Start
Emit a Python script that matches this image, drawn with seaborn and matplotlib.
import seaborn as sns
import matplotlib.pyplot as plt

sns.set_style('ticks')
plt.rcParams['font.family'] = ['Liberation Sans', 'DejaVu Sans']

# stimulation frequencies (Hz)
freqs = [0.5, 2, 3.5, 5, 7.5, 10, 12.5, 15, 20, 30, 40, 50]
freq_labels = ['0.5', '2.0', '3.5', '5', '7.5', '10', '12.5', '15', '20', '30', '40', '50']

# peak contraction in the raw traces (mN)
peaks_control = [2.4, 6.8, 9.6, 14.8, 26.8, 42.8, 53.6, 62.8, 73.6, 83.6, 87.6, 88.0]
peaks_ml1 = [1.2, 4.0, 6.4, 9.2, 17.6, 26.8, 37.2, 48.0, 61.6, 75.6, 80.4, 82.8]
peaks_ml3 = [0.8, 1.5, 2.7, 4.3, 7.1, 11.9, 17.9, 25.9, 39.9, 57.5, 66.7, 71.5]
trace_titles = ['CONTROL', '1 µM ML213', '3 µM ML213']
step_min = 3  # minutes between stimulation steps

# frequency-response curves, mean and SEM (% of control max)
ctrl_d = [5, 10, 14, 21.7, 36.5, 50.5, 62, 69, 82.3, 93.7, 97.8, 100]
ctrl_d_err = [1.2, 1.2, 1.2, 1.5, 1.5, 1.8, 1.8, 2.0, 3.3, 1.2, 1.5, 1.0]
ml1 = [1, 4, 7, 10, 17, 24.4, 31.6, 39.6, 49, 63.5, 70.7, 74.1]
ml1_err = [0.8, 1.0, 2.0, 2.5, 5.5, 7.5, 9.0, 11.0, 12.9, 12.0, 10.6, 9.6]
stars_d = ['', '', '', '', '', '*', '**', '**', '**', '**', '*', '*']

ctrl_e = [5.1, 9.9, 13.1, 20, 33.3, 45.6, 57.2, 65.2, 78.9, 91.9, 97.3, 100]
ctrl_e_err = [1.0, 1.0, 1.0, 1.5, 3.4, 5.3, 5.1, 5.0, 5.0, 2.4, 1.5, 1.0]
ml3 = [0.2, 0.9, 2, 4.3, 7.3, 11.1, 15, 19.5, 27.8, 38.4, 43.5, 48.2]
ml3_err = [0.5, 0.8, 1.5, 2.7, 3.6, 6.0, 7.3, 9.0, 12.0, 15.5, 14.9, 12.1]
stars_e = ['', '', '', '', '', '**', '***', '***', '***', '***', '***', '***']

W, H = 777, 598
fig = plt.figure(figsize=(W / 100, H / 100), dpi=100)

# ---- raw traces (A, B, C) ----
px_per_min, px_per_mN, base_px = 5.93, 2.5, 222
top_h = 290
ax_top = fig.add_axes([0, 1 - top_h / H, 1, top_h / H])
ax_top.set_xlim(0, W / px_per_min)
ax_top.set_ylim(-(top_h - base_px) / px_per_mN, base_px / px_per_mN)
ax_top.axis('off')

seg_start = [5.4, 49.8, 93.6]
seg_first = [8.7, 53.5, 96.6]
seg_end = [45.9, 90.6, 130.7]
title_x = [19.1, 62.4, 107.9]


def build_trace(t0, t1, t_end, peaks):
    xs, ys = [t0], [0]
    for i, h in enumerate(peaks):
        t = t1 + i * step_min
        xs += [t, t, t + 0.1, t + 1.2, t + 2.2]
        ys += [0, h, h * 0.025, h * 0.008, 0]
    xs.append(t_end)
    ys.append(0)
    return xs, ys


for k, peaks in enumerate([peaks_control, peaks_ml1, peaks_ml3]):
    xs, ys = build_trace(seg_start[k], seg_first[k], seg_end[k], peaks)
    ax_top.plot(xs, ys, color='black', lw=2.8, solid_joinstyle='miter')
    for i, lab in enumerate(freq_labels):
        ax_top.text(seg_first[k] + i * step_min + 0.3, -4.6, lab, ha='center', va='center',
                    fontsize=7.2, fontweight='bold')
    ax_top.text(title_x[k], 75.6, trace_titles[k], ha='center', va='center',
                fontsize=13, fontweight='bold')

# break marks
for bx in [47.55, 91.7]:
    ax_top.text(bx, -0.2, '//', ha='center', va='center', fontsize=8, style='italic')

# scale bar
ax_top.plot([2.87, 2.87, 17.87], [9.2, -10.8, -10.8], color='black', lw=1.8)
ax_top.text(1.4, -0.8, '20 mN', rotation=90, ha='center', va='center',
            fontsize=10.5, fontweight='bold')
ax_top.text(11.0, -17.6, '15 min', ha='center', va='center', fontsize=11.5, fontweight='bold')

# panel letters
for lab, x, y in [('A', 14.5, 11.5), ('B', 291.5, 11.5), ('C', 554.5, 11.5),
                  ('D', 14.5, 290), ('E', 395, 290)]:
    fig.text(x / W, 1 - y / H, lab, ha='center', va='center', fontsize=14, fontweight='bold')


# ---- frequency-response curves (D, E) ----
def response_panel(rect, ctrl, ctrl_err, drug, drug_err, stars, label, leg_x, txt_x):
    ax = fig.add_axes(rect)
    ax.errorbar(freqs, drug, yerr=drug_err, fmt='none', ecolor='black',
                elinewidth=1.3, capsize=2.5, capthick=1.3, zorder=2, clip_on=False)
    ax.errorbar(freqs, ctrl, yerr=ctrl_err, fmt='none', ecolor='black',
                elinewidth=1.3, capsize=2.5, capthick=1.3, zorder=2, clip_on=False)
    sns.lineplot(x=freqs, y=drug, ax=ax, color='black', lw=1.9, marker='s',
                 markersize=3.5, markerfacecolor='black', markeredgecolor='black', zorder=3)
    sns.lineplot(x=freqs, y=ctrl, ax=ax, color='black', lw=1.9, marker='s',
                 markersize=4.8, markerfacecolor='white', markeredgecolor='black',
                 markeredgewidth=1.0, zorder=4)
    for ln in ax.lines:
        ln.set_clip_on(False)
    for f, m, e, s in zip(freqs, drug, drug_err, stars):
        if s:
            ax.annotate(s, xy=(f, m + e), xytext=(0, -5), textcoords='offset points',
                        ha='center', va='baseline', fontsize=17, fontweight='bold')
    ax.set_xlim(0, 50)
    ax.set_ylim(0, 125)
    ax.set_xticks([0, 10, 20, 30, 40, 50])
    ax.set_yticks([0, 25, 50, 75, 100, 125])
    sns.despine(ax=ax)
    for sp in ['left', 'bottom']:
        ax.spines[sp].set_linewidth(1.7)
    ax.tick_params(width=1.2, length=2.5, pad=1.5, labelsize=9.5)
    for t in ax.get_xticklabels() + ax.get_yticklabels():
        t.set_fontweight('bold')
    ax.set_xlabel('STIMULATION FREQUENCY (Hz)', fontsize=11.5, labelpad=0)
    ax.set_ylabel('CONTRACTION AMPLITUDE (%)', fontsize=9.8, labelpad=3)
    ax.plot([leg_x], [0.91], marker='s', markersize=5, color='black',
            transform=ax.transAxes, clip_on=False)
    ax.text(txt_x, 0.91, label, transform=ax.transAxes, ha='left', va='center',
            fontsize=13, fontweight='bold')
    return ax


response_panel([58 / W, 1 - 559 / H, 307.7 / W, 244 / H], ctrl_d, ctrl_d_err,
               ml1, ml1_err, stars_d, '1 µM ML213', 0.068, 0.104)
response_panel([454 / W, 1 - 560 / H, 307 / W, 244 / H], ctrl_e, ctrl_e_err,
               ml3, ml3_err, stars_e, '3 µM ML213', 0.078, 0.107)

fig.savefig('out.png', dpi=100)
End
Start
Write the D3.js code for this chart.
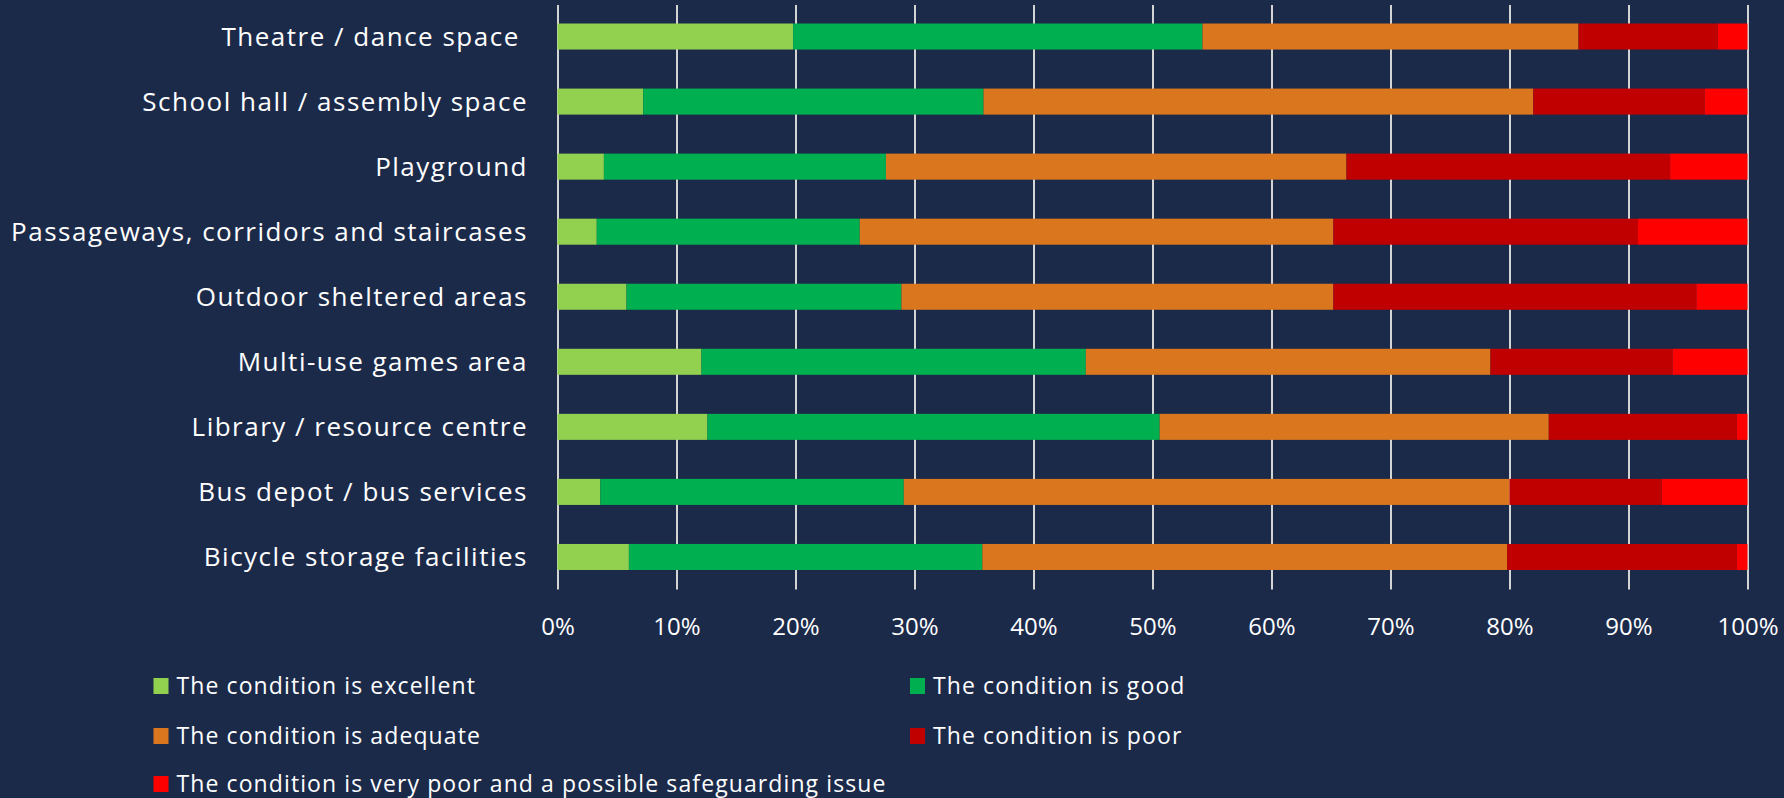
End
### WRITTEN TASK
Using the records above, gather all lines where the string "this" is present.

### EXERCISE SOLUTION
Emit a Python script that matches this image, drawn with seaborn and matplotlib.
Write the D3.js code for this chart.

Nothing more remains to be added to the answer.